### [TASK BRIEF]
Leave out the pictures; transcribe all else exactly.

### [RAW DATA]
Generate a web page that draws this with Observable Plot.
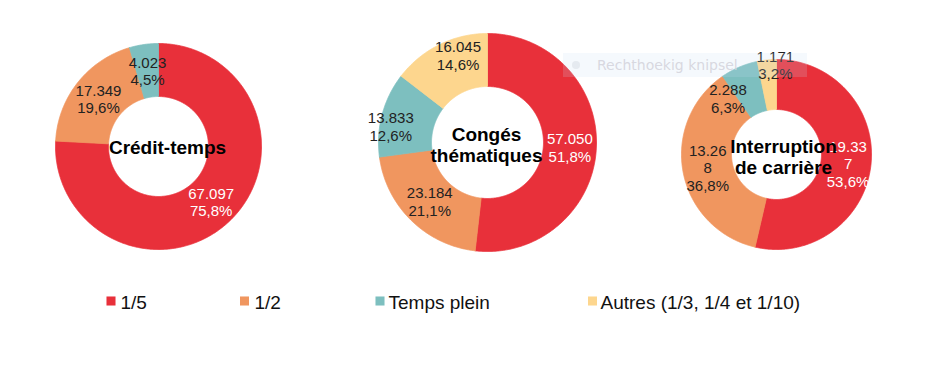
<!DOCTYPE html>
<html>
<head>
<meta charset="utf-8">
<script src="https://cdn.jsdelivr.net/npm/d3@7"></script>
<script src="https://cdn.jsdelivr.net/npm/@observablehq/plot@0.6"></script>
<style>
  html, body { margin: 0; padding: 0; background: #fff; }
  #wrap { position: relative; width: 945px; height: 383px; overflow: hidden; }
  #snip { position: absolute; left: 563px; top: 53px; width: 244px; height: 24px;
          background: rgba(200,220,245,0.18); font: 14px "DejaVu Sans", sans-serif;
          color: rgba(212,212,220,0.9); line-height: 24px; }
  #snip .dot { position: absolute; left: 9px; top: 8px; width: 8px; height: 8px; border-radius: 50%; background: rgba(200,205,215,0.35); }
  #snip .t { position: absolute; left: 34px; top: 0; }
</style>
</head>
<body>
<div id="wrap"><div id="chart"></div><div id="snip"><span class="dot"></span><span class="t">Rechthoekig knipsel</span></div></div>
<script>
// ---- data ----
const categories = ["1/5", "1/2", "Temps plein", "Autres (1/3, 1/4 et 1/10)"];
const colors = ["#E8303A", "#F0965F", "#7DBFBF", "#FDD68E"];
const chartTitles = ["Crédit-temps", "Congés\nthématiques", "Interruption\nde carrière"];
const creditTemps = [67097, 17349, 4023, 0];
const congesThematiques = [57050, 23184, 13833, 16045];
const interruptionCarriere = [19337, 13268, 2288, 1171];
const labelWrap = [false, false, true];

// ---- layout ----
const W = 945, H = 383;
const centers = [[158, 146], [487, 142], [776, 154]];
const outerR = [103, 109, 95];
const innerR = [50, 56, 45];
const titleOffset = [[9, 1], [-1, 2], [7, 2]];
// label nudges (dx, dy) per chart per slice, as placed in the original
const labelNudge = [
  [[0, 0], [0, 0], [0, 0], [0, 0]],
  [[0, 0], [0, 0], [-17, 5], [7, -13]],
  [[2, 1], [0, 0], [-21, 8], [6, -20]]
];
const legendSquareX = [110.5, 244, 379.5, 592];
const legendTextX = [120, 254, 388, 600];
const legendY = 300.5, legendTextY = 302;

const loc = d3.formatLocale({decimal: ",", thousands: ".", grouping: [3], currency: ["", " €"]});
const fmtNum = loc.format(",d");
const fmtPct = loc.format(".1%");

const series = [creditTemps, congesThematiques, interruptionCarriere];
const polys = [];
const labels = [];
series.forEach((vals, i) => {
  const total = d3.sum(vals);
  const [cx, cy] = centers[i];
  const R = outerR[i], r = innerR[i];
  const arcs = d3.pie().sort(null).value(d => d)(vals);
  arcs.forEach((a, j) => {
    if (!a.value) return;
    const key = i + "-" + j;
    const s = a.startAngle, e = a.endAngle;
    const n = Math.max(2, Math.ceil((e - s) / (Math.PI / 360)));
    const pts = [];
    for (let k = 0; k <= n; k++) {
      const t = s + (e - s) * k / n;
      pts.push({key, cat: categories[j], x: cx + R * Math.sin(t), y: cy - R * Math.cos(t)});
    }
    for (let k = n; k >= 0; k--) {
      const t = s + (e - s) * k / n;
      pts.push({key, cat: categories[j], x: cx + r * Math.sin(t), y: cy - r * Math.cos(t)});
    }
    pts.push({...pts[0]});
    polys.push(...pts);
    const m = (s + e) / 2, rm = (R + r) / 2;
    let num = fmtNum(a.value);
    if (labelWrap[i] && num.length > 5) num = num.slice(0, 5) + "\n" + num.slice(5);
    labels.push({
      j,
      x: cx + rm * Math.sin(m) + labelNudge[i][j][0],
      y: cy - rm * Math.cos(m) + labelNudge[i][j][1],
      text: num + "\n" + fmtPct(a.value / total)
    });
  });
});

const titles = chartTitles.map((t, i) => ({
  text: t,
  x: centers[i][0] + titleOffset[i][0],
  y: centers[i][1] + titleOffset[i][1]
}));

const plot = Plot.plot({
  width: W, height: H,
  margin: 0,
  x: {domain: [0, W], range: [0, W], axis: null},
  y: {domain: [0, H], range: [0, H], axis: null},
  color: {domain: categories, range: colors},
  style: {fontFamily: "'Liberation Sans', Arial, sans-serif", background: "#fff", color: "#111"},
  marks: [
    Plot.line(polys, {x: "x", y: "y", z: "key", fill: "cat", stroke: "cat", strokeWidth: 0.8, curve: "linear"}),
    Plot.text(labels.filter(d => d.j === 0), {x: "x", y: "y", text: "text", fill: "white", fontSize: 15, lineHeight: 1.17}),
    Plot.text(labels.filter(d => d.j !== 0), {x: "x", y: "y", text: "text", fill: "#222", fontSize: 15, lineHeight: 1.17}),
    Plot.text(titles, {x: "x", y: "y", text: "text", fill: "#000", fontSize: 19, fontWeight: "bold", lineHeight: 1.13}),
    Plot.dot(categories, {x: (d, i) => legendSquareX[i], y: () => legendY, symbol: "square", r: 5.1, fill: d => d, stroke: null}),
    Plot.text(categories, {x: (d, i) => legendTextX[i], y: () => legendTextY, text: d => d, textAnchor: "start", fontSize: 19, fill: "#111"})
  ]
});
document.getElementById("chart").appendChild(plot);
</script>
</body>
</html>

### [EXPECTED OUTPUT]
Generate a web page that draws this with Observable Plot.
<!DOCTYPE html>
<html>
<head>
<meta charset="utf-8">
<script src="https://cdn.jsdelivr.net/npm/d3@7"></script>
<script src="https://cdn.jsdelivr.net/npm/@observablehq/plot@0.6"></script>
<style>
  html, body { margin: 0; padding: 0; background: #fff; }
  #wrap { position: relative; width: 945px; height: 383px; overflow: hidden; }
  #snip { position: absolute; left: 563px; top: 53px; width: 244px; height: 24px;
          background: rgba(200,220,245,0.18); font: 14px "DejaVu Sans", sans-serif;
          color: rgba(212,212,220,0.9); line-height: 24px; }
  #snip .dot { position: absolute; left: 9px; top: 8px; width: 8px; height: 8px; border-radius: 50%; background: rgba(200,205,215,0.35); }
  #snip .t { position: absolute; left: 34px; top: 0; }
</style>
</head>
<body>
<div id="wrap"><div id="chart"></div><div id="snip"><span class="dot"></span><span class="t">Rechthoekig knipsel</span></div></div>
<script>
// ---- data ----
const categories = ["1/5", "1/2", "Temps plein", "Autres (1/3, 1/4 et 1/10)"];
const colors = ["#E8303A", "#F0965F", "#7DBFBF", "#FDD68E"];
const chartTitles = ["Crédit-temps", "Congés\nthématiques", "Interruption\nde carrière"];
const creditTemps = [67097, 17349, 4023, 0];
const congesThematiques = [57050, 23184, 13833, 16045];
const interruptionCarriere = [19337, 13268, 2288, 1171];
const labelWrap = [false, false, true];

// ---- layout ----
const W = 945, H = 383;
const centers = [[158, 146], [487, 142], [776, 154]];
const outerR = [103, 109, 95];
const innerR = [50, 56, 45];
const titleOffset = [[9, 1], [-1, 2], [7, 2]];
// label nudges (dx, dy) per chart per slice, as placed in the original
const labelNudge = [
  [[0, 0], [0, 0], [0, 0], [0, 0]],
  [[0, 0], [0, 0], [-17, 5], [7, -13]],
  [[2, 1], [0, 0], [-21, 8], [6, -20]]
];
const legendSquareX = [110.5, 244, 379.5, 592];
const legendTextX = [120, 254, 388, 600];
const legendY = 300.5, legendTextY = 302;

const loc = d3.formatLocale({decimal: ",", thousands: ".", grouping: [3], currency: ["", " €"]});
const fmtNum = loc.format(",d");
const fmtPct = loc.format(".1%");

const series = [creditTemps, congesThematiques, interruptionCarriere];
const polys = [];
const labels = [];
series.forEach((vals, i) => {
  const total = d3.sum(vals);
  const [cx, cy] = centers[i];
  const R = outerR[i], r = innerR[i];
  const arcs = d3.pie().sort(null).value(d => d)(vals);
  arcs.forEach((a, j) => {
    if (!a.value) return;
    const key = i + "-" + j;
    const s = a.startAngle, e = a.endAngle;
    const n = Math.max(2, Math.ceil((e - s) / (Math.PI / 360)));
    const pts = [];
    for (let k = 0; k <= n; k++) {
      const t = s + (e - s) * k / n;
      pts.push({key, cat: categories[j], x: cx + R * Math.sin(t), y: cy - R * Math.cos(t)});
    }
    for (let k = n; k >= 0; k--) {
      const t = s + (e - s) * k / n;
      pts.push({key, cat: categories[j], x: cx + r * Math.sin(t), y: cy - r * Math.cos(t)});
    }
    pts.push({...pts[0]});
    polys.push(...pts);
    const m = (s + e) / 2, rm = (R + r) / 2;
    let num = fmtNum(a.value);
    if (labelWrap[i] && num.length > 5) num = num.slice(0, 5) + "\n" + num.slice(5);
    labels.push({
      j,
      x: cx + rm * Math.sin(m) + labelNudge[i][j][0],
      y: cy - rm * Math.cos(m) + labelNudge[i][j][1],
      text: num + "\n" + fmtPct(a.value / total)
    });
  });
});

const titles = chartTitles.map((t, i) => ({
  text: t,
  x: centers[i][0] + titleOffset[i][0],
  y: centers[i][1] + titleOffset[i][1]
}));

const plot = Plot.plot({
  width: W, height: H,
  margin: 0,
  x: {domain: [0, W], range: [0, W], axis: null},
  y: {domain: [0, H], range: [0, H], axis: null},
  color: {domain: categories, range: colors},
  style: {fontFamily: "'Liberation Sans', Arial, sans-serif", background: "#fff", color: "#111"},
  marks: [
    Plot.line(polys, {x: "x", y: "y", z: "key", fill: "cat", stroke: "cat", strokeWidth: 0.8, curve: "linear"}),
    Plot.text(labels.filter(d => d.j === 0), {x: "x", y: "y", text: "text", fill: "white", fontSize: 15, lineHeight: 1.17}),
    Plot.text(labels.filter(d => d.j !== 0), {x: "x", y: "y", text: "text", fill: "#222", fontSize: 15, lineHeight: 1.17}),
    Plot.text(titles, {x: "x", y: "y", text: "text", fill: "#000", fontSize: 19, fontWeight: "bold", lineHeight: 1.13}),
    Plot.dot(categories, {x: (d, i) => legendSquareX[i], y: () => legendY, symbol: "square", r: 5.1, fill: d => d, stroke: null}),
    Plot.text(categories, {x: (d, i) => legendTextX[i], y: () => legendTextY, text: d => d, textAnchor: "start", fontSize: 19, fill: "#111"})
  ]
});
document.getElementById("chart").appendChild(plot);
</script>
</body>
</html>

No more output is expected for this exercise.